The bill does include some slight limitations on the NSA's foreign surveillance capabilities. One limitation is ceasing a procedure in which the FBI searches the communications between U.S. citizens and non-U.S. persons, if the foreigner did not start the contact

It requires the FBI to obtain warrants for these searches if they are in relation to an open criminal investigation. 

That is not a meaningful cap on the FBI’s access to Section 702 data, because the FBI’s constant searches of the data are rarely in connection with open criminal investigations. On top of that, the exceptions for national security and threats to life or of serious bodily harm provide ample wiggle room.

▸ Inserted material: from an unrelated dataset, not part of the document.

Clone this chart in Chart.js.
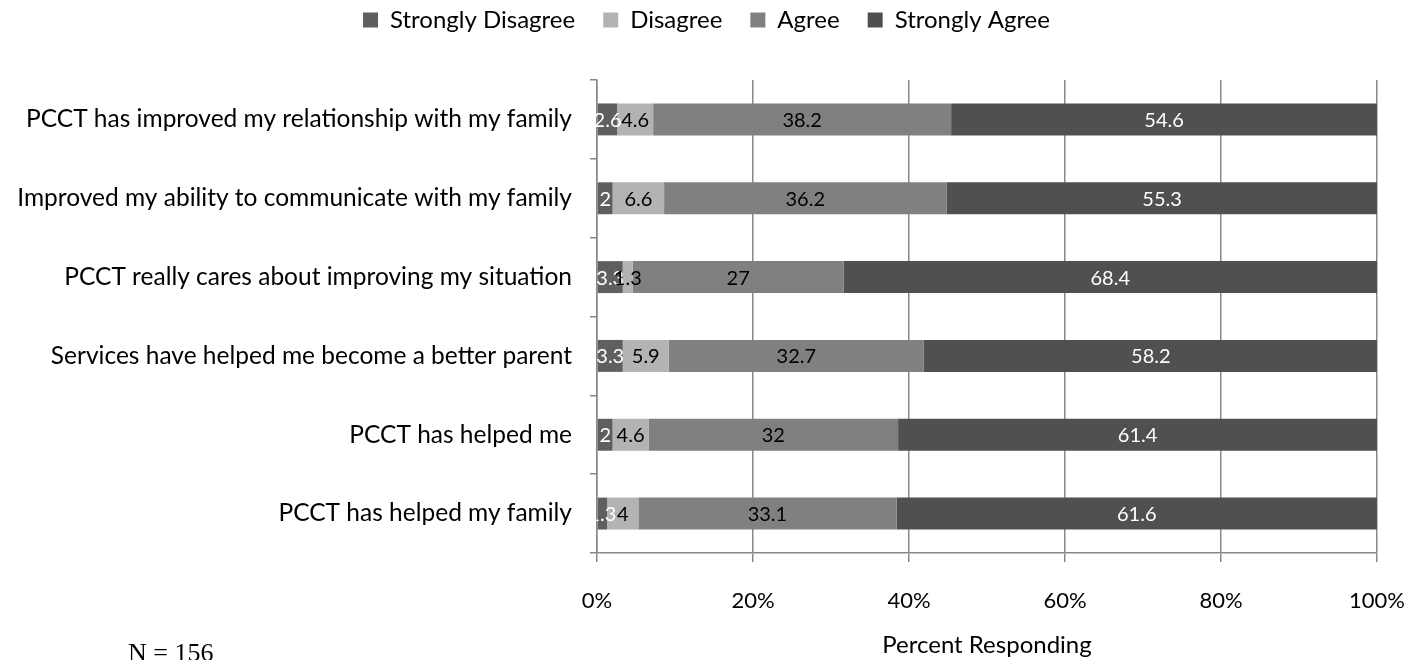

Rep. Justin Amash, R-Michigan, gave the House a chance to rein in mass surveillance of Americans by introducing an amendment to replace the bill with the USA RIGHTS Act, which would require federal authorities to obtain warrants before searching the communications of U.S. persons, in accordance with the 4th Amendment.

One would think that House Democrats — who have spent the past year decrying Trump’s authoritarianism and Attorney General Jeff Sessions’ bigotry — would be eager to limit their powers to spy on Americans. But while 125 House Democrats did support the Amash amendment, 55 of them voted with a majority of House Republicans to kill it.

Those 55 included Adam Schiff, D-California the ranking Democrat on the House intelligence committee, Debbie Wasserman Schultz, D-Florida, the former chair of the Democratic National Committee, and Nancy Pelosi, D-California, the House Minority Leader.

How can leading Democrats lambast Trump for using his power to persecute political opponents, among other despotic behaviors, and simultaneously expand the methods of surveillance at his disposal?

The idea that the U.S. government would spy on its citizens’ private communications without warrants used to be scandalous in American politics. Now, it’s bipartisan policy.

The way we got to this place is through the exploitation of terrorism for fearmongering. Devin Nunes, R-California, the chair of the House Intelligence Committee, circulated fliers featuring foreboding pictures of ISIS fighters in the run-up to Thursday’s vote.

While terrorist attacks are tragic in every instance, it is ludicrous to believe we have to sacrifice our most basic civil liberties for an uncertain chance of slightly reducing a phenomenon that killed fewer than 200 Americans in the U.S between 2002 and 2016. 

We must resist the growing acceptance of warrantless surveillance of Americans.